Editorial: Incentivize fast internet in rural areas
In the early part of the 20th century, America was faced with a problem — electricity was common in cities, but it was largely unavailable in rural places.
It was thought to be not feasible to extend electricity to those rural areas. However, action by government, including the Rural Electrification Act of 1936, helped provide a means to bring electricity to sparsely populated areas, and that transformed life in rural areas.
Now, in the early part of the 21st century, we’re faced with a similar problem. Much of rural America is without fast internet or, in severe cases, no internet at all. That’s an issue because of the degree to which fast internet provides advantages to more densely populated areas in attracting business.
There are many businesses that simply won’t consider opening in an area where internet is slow, even if there are other factors that make a rural site attractive. And for those already operating in rural areas, daily tasks or online marketing through social media may be made more difficult by slow internet.
It makes sense for government — federal, state and local — to work toward changing that.
In Rowan, commissioners and county staff have been working to encourage and provide information for private companies to upgrade internet in rural areas. Commissioner Judy Klusman was right on Monday when she called a proposal by N.C.-based Open Broadband LLC an example of “economic development.”
The company plans to bring faster service to rural areas, including Scotch Irish, in the far northwestern corner of the county.
But should county government directly fund private enterprises such as Open Broadband to ensure faster internet is available? That seems to be a central question for the county commissioners, who simultaneously bill themselves as pro-business and conservative.

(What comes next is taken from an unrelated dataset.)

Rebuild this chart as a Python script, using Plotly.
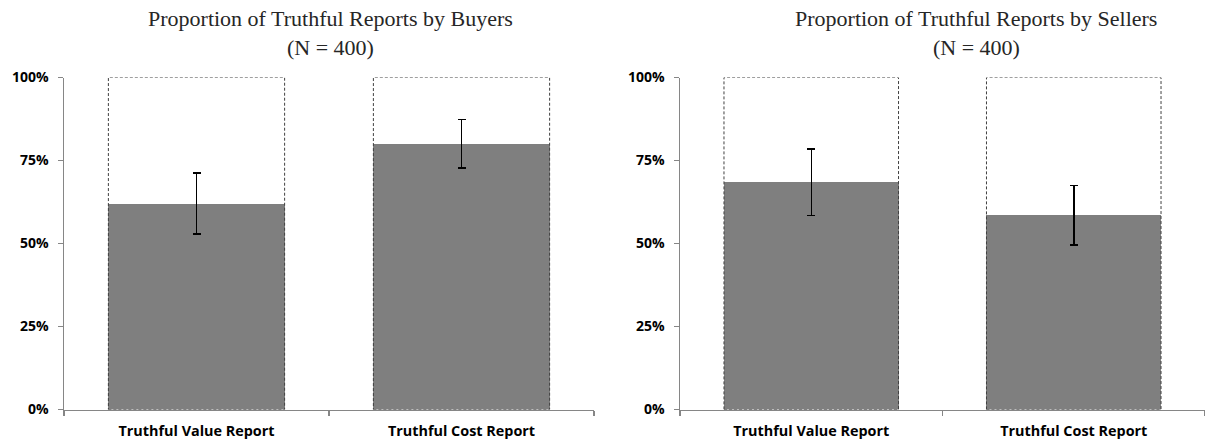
import plotly.graph_objects as go

categories = ["Truthful Value Report", "Truthful Cost Report"]
buyers_values = [0.62, 0.80]
buyers_errors = [0.092, 0.073]
sellers_values = [0.685, 0.585]
sellers_errors = [0.10, 0.089]
title_lines = [["Proportion of Truthful Reports by Buyers", "(N = 400)"],
               ["Proportion of Truthful Reports by Sellers", "(N = 400)"]]
y_ticks = [0, 0.25, 0.5, 0.75, 1.0]

W, H = 1205, 446
BAR_W = 0.665
BAR_COLOR = "#7f7f7f"
AXIS_COLOR = "#868686"
X_FONT = dict(family="Open Sans", size=14.4, color="#000000", weight="bold")
Y_FONT = dict(family="Open Sans", size=14, color="#000000", weight="bold")


def px_x(p):
    return p / W


def px_y(p):
    return (H - p) / H


fig = go.Figure()

panels = [
    (buyers_values, buyers_errors, "x", "y"),
    (sellers_values, sellers_errors, "x2", "y2"),
]
for vals, errs, xa, ya in panels:
    fig.add_trace(go.Bar(
        x=categories, y=vals, width=BAR_W, xaxis=xa, yaxis=ya,
        marker=dict(color=BAR_COLOR, line=dict(width=0)),
        error_y=dict(type="data", array=errs, visible=True,
                     color="#000000", thickness=1.5, width=4),
        showlegend=False, hoverinfo="skip",
    ))
    # dashed 100% outline boxes
    for i, _ in enumerate(categories):
        fig.add_shape(type="rect", xref=xa, yref=ya,
                      x0=i - BAR_W / 2, x1=i + BAR_W / 2, y0=0, y1=1.0,
                      line=dict(color="#404040", width=1, dash="3px,2px"),
                      fillcolor="rgba(0,0,0,0)", layer="above")

x_domains = [[px_x(64), px_x(594)], [px_x(680), px_x(1205)]]
y_domain = [px_y(409.5), px_y(77.5)]

common_x = dict(type="category", tickson="boundaries", ticks="outside",
                ticklen=5, tickwidth=1.5, tickcolor=AXIS_COLOR,
                showline=True, linecolor=AXIS_COLOR, linewidth=1.5,
                showgrid=False, zeroline=False, range=[-0.5, 1.5],
                tickfont=X_FONT, automargin=False, ticklabelstandoff=8)
common_y = dict(range=[0, 1.0], tickvals=y_ticks, tickformat=".0%",
                ticks="outside", ticklen=5, tickwidth=1.5, tickcolor=AXIS_COLOR,
                showline=True, linecolor=AXIS_COLOR, linewidth=1.5,
                showgrid=False, zeroline=False, tickfont=Y_FONT,
                domain=y_domain, automargin=False, ticklabelstandoff=6)

fig.update_layout(
    width=W, height=H, autosize=False,
    margin=dict(l=0, r=0, t=0, b=0),
    paper_bgcolor="white", plot_bgcolor="white",
    xaxis=dict(domain=x_domains[0], anchor="y", **common_x),
    yaxis=dict(anchor="x", **common_y),
    xaxis2=dict(domain=x_domains[1], anchor="y2", **common_x),
    yaxis2=dict(anchor="x2", **common_y),
    bargap=0,
)

title_cx = [330, 976]
line_cy = [18, 48]
for cx, lines in zip(title_cx, title_lines):
    for cy, txt in zip(line_cy, lines):
        fig.add_annotation(text=txt, xref="paper", yref="paper",
                           x=px_x(cx), y=px_y(cy),
                           xanchor="center", yanchor="middle", showarrow=False,
                           font=dict(family="Liberation Serif", size=22, color="#262626"))

fig.write_html("out.html",
               config={"displayModeBar": False, "staticPlot": True},
               post_script="document.body.style.margin='0px';")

Open Broadband has requested a total of $140,000 — $35,000 for four years — to kick-start its business in Rowan. That’s different than tax incentives packages frequently offered to new and expanding business. Though, there’s reason to scrutinize exactly how much.
County commissioners with some hesitation over directly funding a private enterprise are unlikely to approve Open Broadband’s request even after persuasive arguments, but they should certainly consider ways to incentivize internet expansion into rural areas.
Giving rural Rowan faster connectivity to the world should be a cause we can all support.